The third goal is to study how the level of father’s involvement influences child social development. Our main hypothesis is that more involvement and shared participation from the father will have both a direct and an indirect effect on child social development. In a previous small study we looked at secure-base interactions with both parents. The results showed that fathers who provide more care had children with higher security scores. In the present study we want to replicate this result in a larger and more diverse socio cultural and ethnic sample. Fathers not only have a direct impact on their children by virtue of their interaction with them, but also an indirect one through the impact they have on other people, within the family, such as the mothers. In Gossens (1987) study when fathers shared with their wife care and play activities, it had a supportive role for the mother, having an indirect effect on child development. For example father’s involvement may contribute to a lower maternal separation anxiety and in this way contribute to a better mother child relation.

The study of the family’s ecology can contribute to a better understanding of the nature of child’s organization of relationships within the family micro-system and later social development. It is import to rethink the role of mothers and fathers. To encourage parents interested in fuller co-parenting and to better accommodate those already sharing childrearing tasks and responsibilities, numerous changes are needed. These include collectivity, eroding or ending the conventional gender role socialization, and encouraging both boys and girls to develop nurturing and caregiving skills and interests. Children need loving and competent parents, who can meet their needs and promote their emotional, cognitive, and physical growth and development.

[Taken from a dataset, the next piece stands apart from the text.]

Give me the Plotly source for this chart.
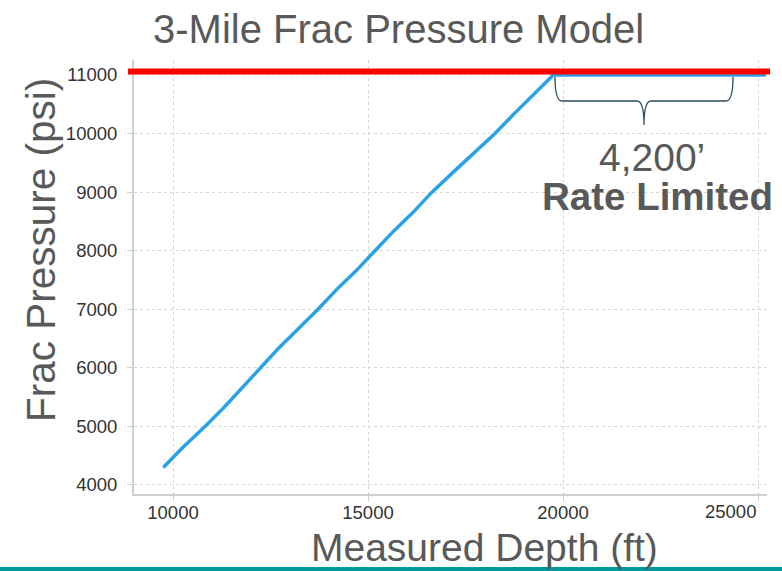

They can only stand to benefit when both parents are capable and committed to rearing them.

 

Objectives:

The main objective of the present project is to analyze fathers and mothers relative involvement in child related activities, in particularly their participation in: Direct Care; Indirect Care; Teaching/Discipline; Play and Leisure outdoors. Specifically if there is a shared participation or a traditional gender-biased division in a sample of Portuguese two-parent families, in which the mothers works full time and children attend Day-Care Center several hours a day. We will address the same question across different region of Portugal, comparing rural with urban areas and different socio cultural groups. Our second objective is to look at fathers and mothers beliefs and attitudes about their roles, as well as to children individual characteristics, age, gender and temperament. The third goal is to study how involvement and shared participation from the father will have both a direct and an indirect effect on child social development. Quality of father child interactions and children’s social competence in function of father involvement will be analyzed.